Early Ireland: Directions and Re-directions’, in Bullán, 1, 2 (autumn 1994), pp.1-15: challenges the emphasis on oral origins of Irish legal manuscripts and the culture on which they are founded, a conventional interpretation which was much bolstered by O. Bergin and D. A. Binchy, and summarised by Gerard Murphy in this form: ‘Medieval Irish manuscripts would seem indeed to be related to living storytelling much as the museum today [is] related to living material culture. When, therefore, we form a picture of the orally narrated Irish tale as something immeasurably superior to the suggestions of it a monastic scribe has recorded, we are not creating a figment of the imagination, we are merely restoring to the corpse buried in a manuscript the soul that once animated it.’ (Saga and Myth in Ireland, 1961.) Ó Corráin sees Binchy as ‘the principal shaper of opinion’ in this matter, basing his view on the philological fact that the canonical texts show older features which ‘doubtless go back to the oral teaching the pre-Christian law schools’; Binchy further holds that the fénechas [earliest law texts] are ‘the first precipitation in writing of the oral tradition of the schools, most of it in a primitive form of verse or in rhythmical alliterative poetry like the “rhetorics” preserved in some of the sagas.’ (‘Linguistic and historical value of the law tracts’, Proc. RIA, 1943; Ó Corráin, p.2.)

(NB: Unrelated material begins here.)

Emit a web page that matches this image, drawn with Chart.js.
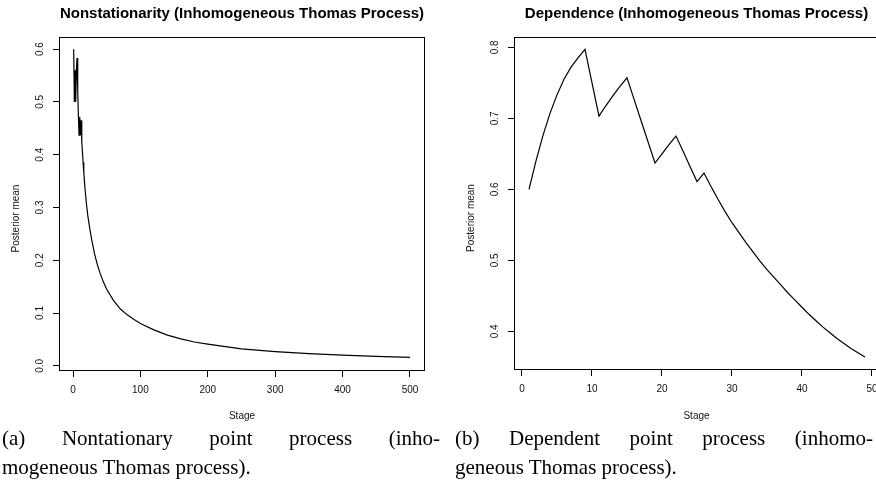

Early Ireland: Directions and Re-directions’ (Bullán, autumn 1994) - cont.: Binchy is seen as perpetuating a jeu d’ésprit of Bergin’s in which the relation between Irish literary and oriental forms of culture such as the rabbinical and the ‘irrelevent Indian legal commentators’ (p.3), before outlining an intensely literary tradition in support of the assertion that: ‘The heroic atmosphere, the Otherworld folk, the world of druidry and taboo of pagan prophecy and portent, are the work of creative artistry, not the self-conscious oral transmissions of a traditional pagan past.’ (p.10.) Of the legal tractsÓ Corráin writes: ‘These texts are not the unaltered records of a pagan past, the oral teaching of pagan lawyers, and thus an artefact of Celtic culture, if not of remote Indo-European antiquity. In fact, the laws are the product of the self-confident and vigorous clerical culture of early Ireland that consciously created a Christian law for a Christian people.’ (p.5.) He instances James Carney’s reservations about the predominance of orality, and the tardy reaction of modern Irish scholarship to his views exemplified by Prionsias Mac Cana and others regarding the oral foundations of Irish literature, and the associated hypothesis of ‘concurrent oral tradition that fed the manuscript record.’ (p.4.)